Please, without the pictures, retype exactly the lines from the start of the material through the line that holds "import * as echarts from 'echarts';".

* start *

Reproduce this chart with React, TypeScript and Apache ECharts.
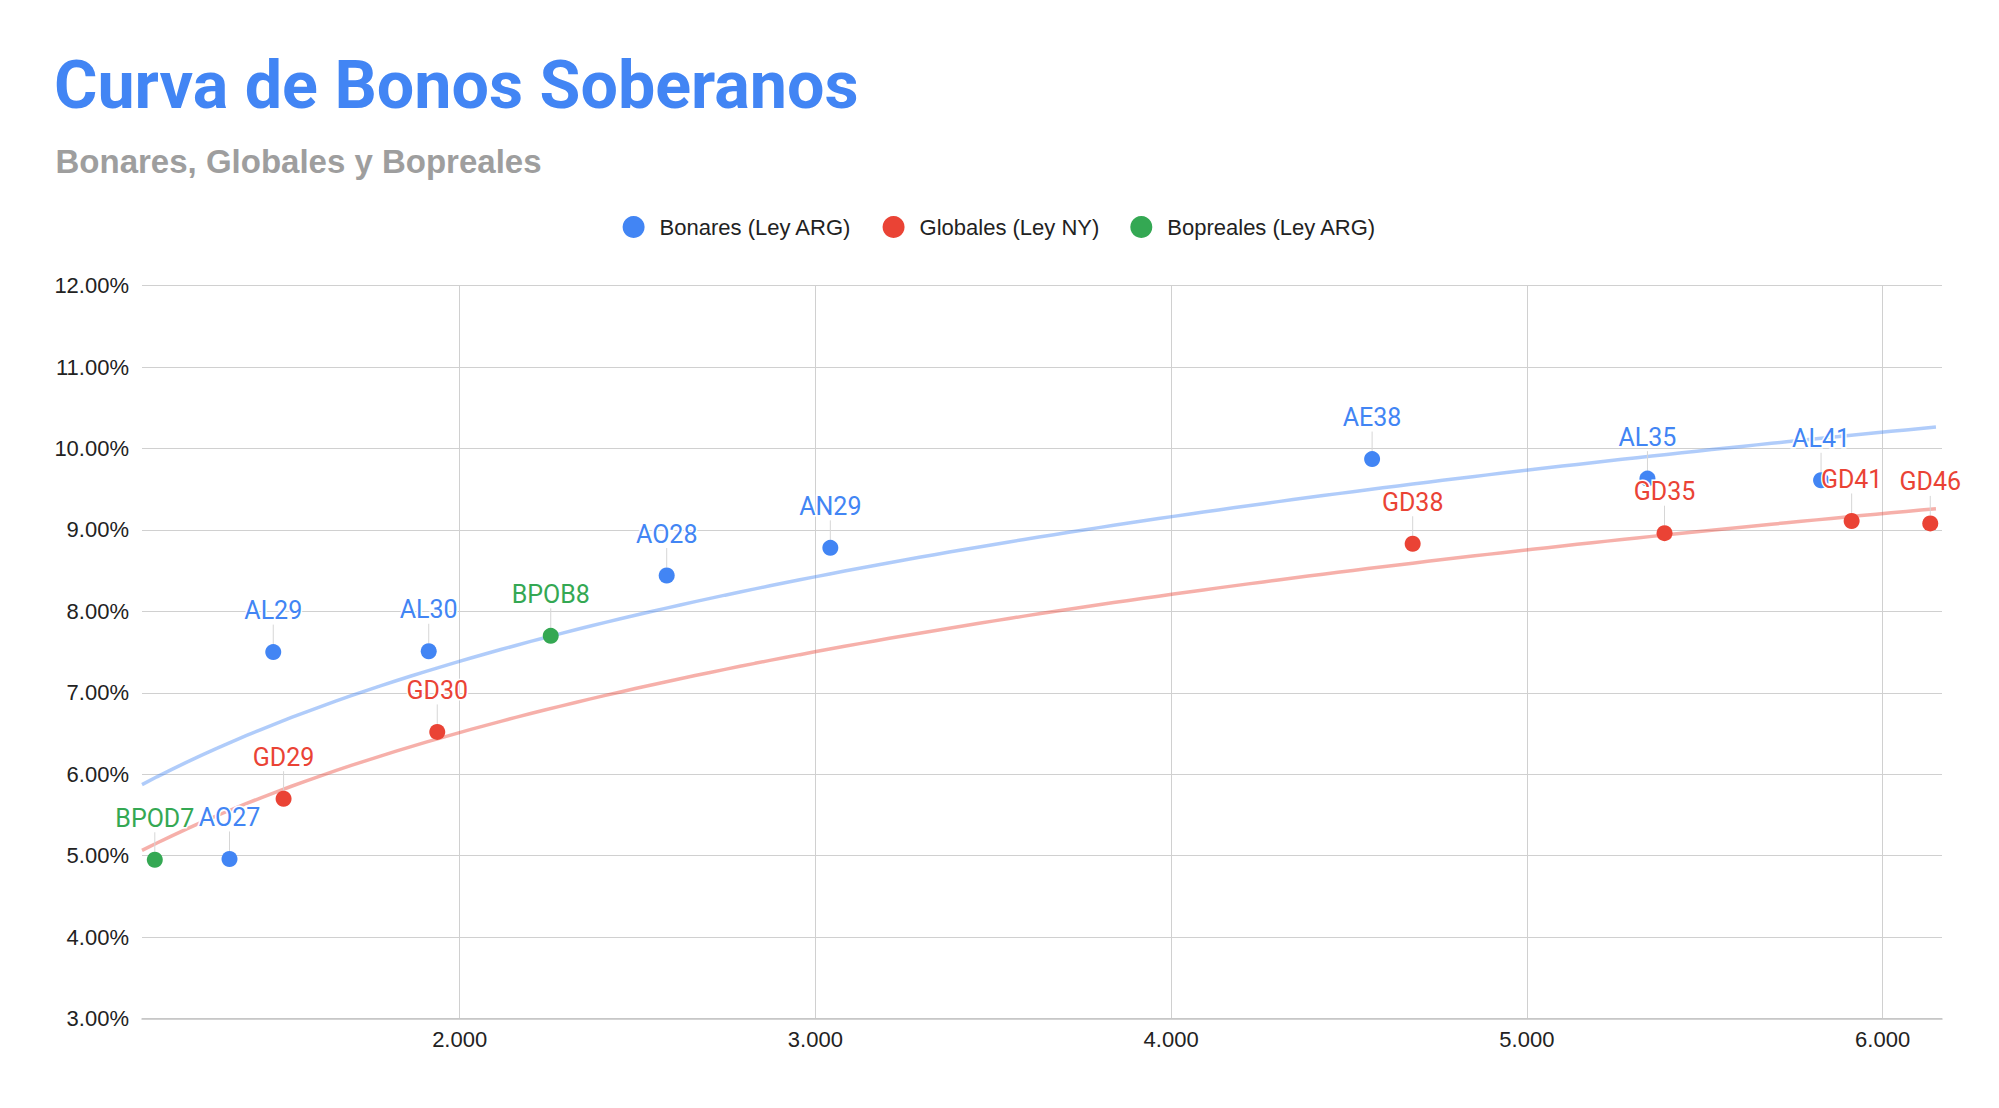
import React, { useEffect, useRef } from 'react';
import * as echarts from 'echarts';

// ---- Data ----
const bonaresNames = ['AO27', 'AL29', 'AL30', 'AO28', 'AN29', 'AE38', 'AL35', 'AL41'];
const bonaresX = [1353, 1476, 1913, 2582, 3042, 4565, 5339, 5827];
const bonaresY = [4.96, 7.5, 7.51, 8.44, 8.78, 9.87, 9.63, 9.61];

const globalesNames = ['GD29', 'GD30', 'GD38', 'GD35', 'GD41', 'GD46'];
const globalesX = [1505, 1937, 4679, 5387, 5913, 6134];
const globalesY = [5.7, 6.52, 8.83, 8.96, 9.11, 9.08];

const boprealesNames = ['BPOD7', 'BPOB8'];
const boprealesX = [1143, 2256];
const boprealesY = [4.95, 7.7];

const seriesNames = ['Bonares (Ley ARG)', 'Globales (Ley NY)', 'Bopreales (Ley ARG)'];
const xTicks = [2000, 3000, 4000, 5000, 6000];
const xMin = 1107;
const xMax = 6167;
const trendEnd = 6150;
const yMin = 3;
const yMax = 12;

const BLUE = '#4285F4';
const RED = '#EA4335';
const GREEN = '#34A853';
const AXIS_FONT = '"Liberation Sans", Arial, sans-serif';

// logarithmic least-squares trendline (as the spreadsheet does)
function logFit(xs: number[], ys: number[]) {
  const lx = xs.map((x) => Math.log(x));
  const n = xs.length;
  const mx = lx.reduce((a, b) => a + b, 0) / n;
  const my = ys.reduce((a, b) => a + b, 0) / n;
  let sxy = 0;
  let sxx = 0;
  for (let i = 0; i < n; i++) {
    sxy += (lx[i] - mx) * (ys[i] - my);
    sxx += (lx[i] - mx) * (lx[i] - mx);
  }
  const b = sxy / sxx;
  const a = my - b * mx;
  return (x: number) => a + b * Math.log(x);
}

function trendPoints(xs: number[], ys: number[]) {
  const f = logFit(xs, ys);
  const pts: number[][] = [];
  const steps = 120;
  for (let i = 0; i <= steps; i++) {
    const x = xMin + ((trendEnd - xMin) * i) / steps;
    pts.push([x, f(x)]);
  }
  return pts;
}

function scatterSeries(name: string, names: string[], xs: number[], ys: number[], color: string) {
  return {
    type: 'scatter',
    name,
    z: 3,
    symbol: 'circle',
    symbolSize: 16,
    data: xs.map((x, i) => ({ value: [x, ys[i]], name: names[i] })),
    itemStyle: { color, opacity: 1 },
    label: {
      show: true,
      position: 'top',
      distance: 6,
      formatter: '{b}',
      fontSize: 25,
      fontFamily: 'Roboto, sans-serif',
      color,
      textBorderColor: '#ffffff',
      textBorderWidth: 3,
    },
    labelLayout: { dy: -15 },
    labelLine: { show: true, lineStyle: { color: '#d6d6d6', width: 1 } },
    emphasis: { disabled: true },
  };
}

export default function App() {
  const ref = useRef<HTMLDivElement>(null);

  useEffect(() => {
    if (!ref.current) return;
    const chart = echarts.init(ref.current, null, { renderer: 'svg' });
    const option = {
      animation: false,
      backgroundColor: '#ffffff',
      graphic: [
        {
          type: 'text',
          x: 54,
          y: 85,
          style: {
            text: 'Curva de Bonos Soberanos',
            fontSize: 66.4,
            fontWeight: 'bold',
            fontFamily: 'Roboto, sans-serif',
            fill: BLUE,
            verticalAlign: 'middle',
          },
        },
        {
          type: 'text',
          x: 55.5,
          y: 161,
          style: {
            text: 'Bonares, Globales y Bopreales',
            fontSize: 33,
            fontWeight: 'bold',
            fontFamily: AXIS_FONT,
            fill: '#9e9e9e',
            verticalAlign: 'middle',
          },
        },
      ],
      legend: {
        data: seriesNames,
        left: 'center',
        top: 211,
        icon: 'circle',
        itemWidth: 42,
        itemHeight: 22,
        itemGap: 31,
        textStyle: { fontSize: 22, color: '#222222', fontFamily: AXIS_FONT },
      },
      grid: { left: 142, right: 57, top: 285.6, bottom: 89.4 },
      xAxis: {
        type: 'value',
        min: xMin,
        max: xMax,
        axisLine: { show: true, onZero: false, lineStyle: { color: '#c4c4c4', width: 1.5 } },
        axisTick: { show: false, customValues: xTicks },
        axisLabel: {
          customValues: xTicks,
          formatter: (v: number) => (v / 1000).toFixed(3),
          fontSize: 22,
          color: '#222222',
          fontFamily: AXIS_FONT,
          margin: 10,
        },
        splitLine: { show: true, lineStyle: { color: '#d0d0d0', width: 1 } },
      },
      yAxis: {
        type: 'value',
        min: yMin,
        max: yMax,
        interval: 1,
        axisLine: { show: false },
        axisTick: { show: false },
        axisLabel: {
          formatter: (v: number) => v.toFixed(2) + '%',
          fontSize: 22,
          color: '#222222',
          fontFamily: AXIS_FONT,
          margin: 13,
        },
        splitLine: { show: true, lineStyle: { color: '#d0d0d0', width: 1 } },
      },
      series: [
        {
          type: 'line',
          name: 'trend-bonares',
          z: 1,
          silent: true,
          showSymbol: false,
          data: trendPoints(bonaresX, bonaresY),
          lineStyle: { color: BLUE, width: 3.5, opacity: 0.42 },
        },
        {
          type: 'line',
          name: 'trend-globales',
          z: 1,
          silent: true,
          showSymbol: false,
          data: trendPoints(globalesX, globalesY),
          lineStyle: { color: RED, width: 3.5, opacity: 0.42 },
        },
        scatterSeries(seriesNames[0], bonaresNames, bonaresX, bonaresY, BLUE),
        scatterSeries(seriesNames[1], globalesNames, globalesX, globalesY, RED),
        scatterSeries(seriesNames[2], boprealesNames, boprealesX, boprealesY, GREEN),
      ],
    };
    chart.setOption(option as any);
    return () => chart.dispose();
  }, []);

  return (
    <div
      ref={ref}
      style={{ position: 'absolute', left: 0, top: 0, width: 1999, height: 1108 }}
    />
  );
}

* end *

(THE ANSWER)
Reproduce this chart with React, TypeScript and Apache ECharts.
import React, { useEffect, useRef } from 'react';
import * as echarts from 'echarts';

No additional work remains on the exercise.